Direction
It is required that the lines from the top of the listing through the line with "7, 8, 9, 10]" be reproduced exactly, excluding pictures.

─── Given data

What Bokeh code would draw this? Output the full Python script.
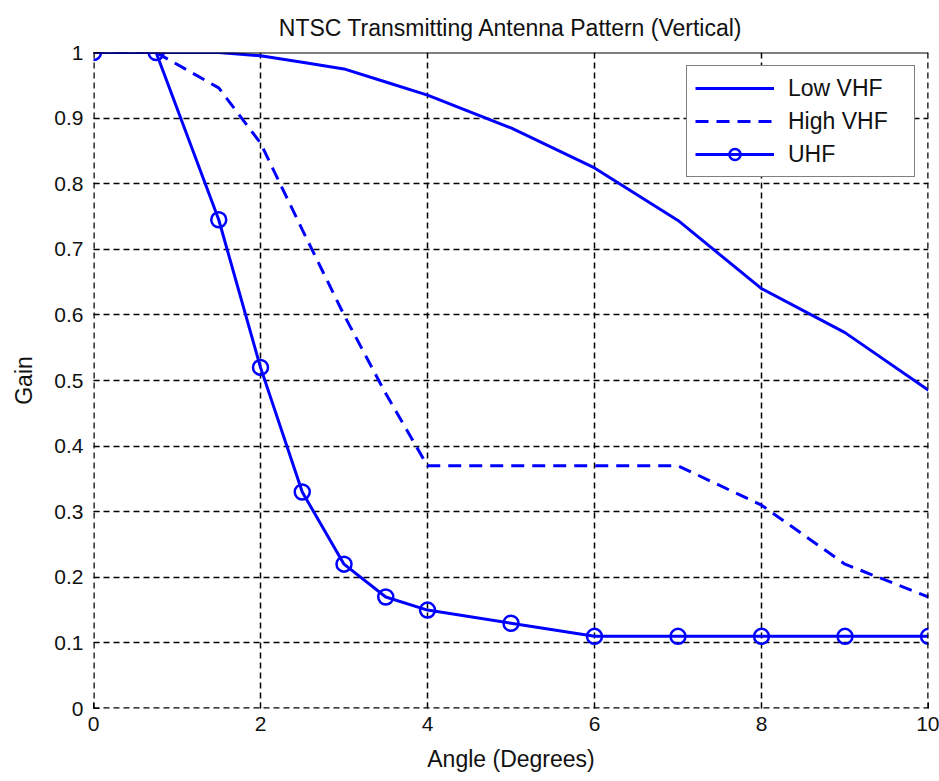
from bokeh.plotting import figure
from bokeh.models import FixedTicker, Legend, LegendItem, Span
from bokeh.embed import file_html
from bokeh.resources import INLINE

# Elevation angle below horizontal (degrees)
angle = [0, 0.75, 1.5, 2, 2.5, 3, 3.5, 4, 5, 6, 7, 8, 9, 10]

# Relative field gain per band
low_vhf = [1.0, 1.0, 1.0, 0.995, 0.985, 0.975, 0.955, 0.935, 0.885, 0.824, 0.744, 0.64, 0.573, 0.485]
high_vhf = [1.0, 1.0, 0.946, 0.862, 0.73, 0.60, 0.48, 0.37, 0.37, 0.37, 0.37, 0.31, 0.22, 0.17]
uhf = [1.0, 1.0, 0.745, 0.52, 0.33, 0.22, 0.17, 0.15, 0.13, 0.11, 0.11, 0.11, 0.11, 0.11]

x_ticks = [0, 2, 4, 6, 8, 10]
y_ticks = [0, 0.1, 0.2, 0.3, 0.4, 0.5, 0.6, 0.7, 0.8, 0.9, 1.0]
y_tick_labels = ["0", "0.1", "0.2", "0.3", "0.4", "0.5", "0.6", "0.7", "0.8", "0.9", "1"]

FONT = "Liberation Sans"
BLUE = "#0000ff"
TEXT = "#111111"
GRID_DASH = "6 4"

p = figure(
    width=939, height=781,
    x_range=(0, 10), y_range=(0, 1),
    output_backend="svg", toolbar_location=None,
    title="NTSC Transmitting Antenna Pattern (Vertical)",
    min_border_left=93, min_border_right=11, min_border_top=52, min_border_bottom=73,
)
p.background_fill_color = "white"
p.border_fill_color = "white"
p.outline_line_color = None

p.title.align = "center"
p.title.text_font = FONT
p.title.text_font_size = "23px"
p.title.text_font_style = "normal"
p.title.text_color = TEXT
p.title.standoff = 23

# Axes
p.xaxis.ticker = FixedTicker(ticks=x_ticks)
p.yaxis.ticker = FixedTicker(ticks=y_ticks)
p.yaxis.major_label_overrides = {v: s for v, s in zip(y_ticks, y_tick_labels)}
p.xaxis.axis_label = "Angle (Degrees)"
p.yaxis.axis_label = "Gain"
for ax in (p.xaxis, p.yaxis):
    ax.axis_line_color = None
    ax.major_tick_in = 6
    ax.major_tick_out = 0
    ax.major_tick_line_color = "black"
    ax.minor_tick_line_color = None
    ax.major_label_text_font = FONT
    ax.major_label_text_font_size = "21px"
    ax.major_label_text_color = TEXT
    ax.axis_label_text_font = FONT
    ax.axis_label_text_font_size = "23px"
    ax.axis_label_text_font_style = "normal"
    ax.axis_label_text_color = TEXT
p.xaxis.major_label_standoff = 8
p.xaxis.axis_label_standoff = 12
p.yaxis.major_label_standoff = 10
p.yaxis.axis_label_standoff = 14

# Dashed black grid, including the edges of the axes box
for g in (p.xgrid, p.ygrid):
    g.grid_line_color = "black"
    g.grid_line_width = 1.5
    g.grid_line_dash = GRID_DASH
    g.grid_line_alpha = 1.0
for loc, dim in ((0, "height"), (10, "height"), (0, "width")):
    p.add_layout(Span(location=loc, dimension=dim, line_color="black",
                      line_width=2.5, line_dash=GRID_DASH))
# Solid top border
p.add_layout(Span(location=1, dimension="width", line_color="black", line_width=2))

r_low = p.line(angle, low_vhf, line_color=BLUE, line_width=3)
r_high = p.line(angle, high_vhf, line_color=BLUE, line_width=3, line_dash="13 8")
r_uhf = p.line(angle, uhf, line_color=BLUE, line_width=3)
r_uhf_pts = p.scatter(angle, uhf, marker="circle", size=15, line_color=BLUE,
                      line_width=2.5, fill_alpha=0)

legend = Legend(
    items=[
        LegendItem(label="Low VHF", renderers=[r_low]),
        LegendItem(label="High VHF", renderers=[r_high]),
        LegendItem(label="UHF", renderers=[r_uhf, r_uhf_pts]),
    ],
    location="top_right",
    margin=13,
    padding=8,
    spacing=5,
    glyph_width=79,
    glyph_height=28,
    label_height=28,
    label_width=118,
    label_standoff=14,
    label_text_font=FONT,
    label_text_font_size="23px",
    label_text_color=TEXT,
    border_line_color="black",
    border_line_width=1.5,
    background_fill_color="white",
    background_fill_alpha=1.0,
)
p.add_layout(legend)

open("out.html", "w").write(file_html(p, INLINE))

──────

Solution to the exercise
What Bokeh code would draw this? Output the full Python script.
from bokeh.plotting import figure
from bokeh.models import FixedTicker, Legend, LegendItem, Span
from bokeh.embed import file_html
from bokeh.resources import INLINE

# Elevation angle below horizontal (degrees)
angle = [0, 0.75, 1.5, 2, 2.5, 3, 3.5, 4, 5, 6, 7, 8, 9, 10]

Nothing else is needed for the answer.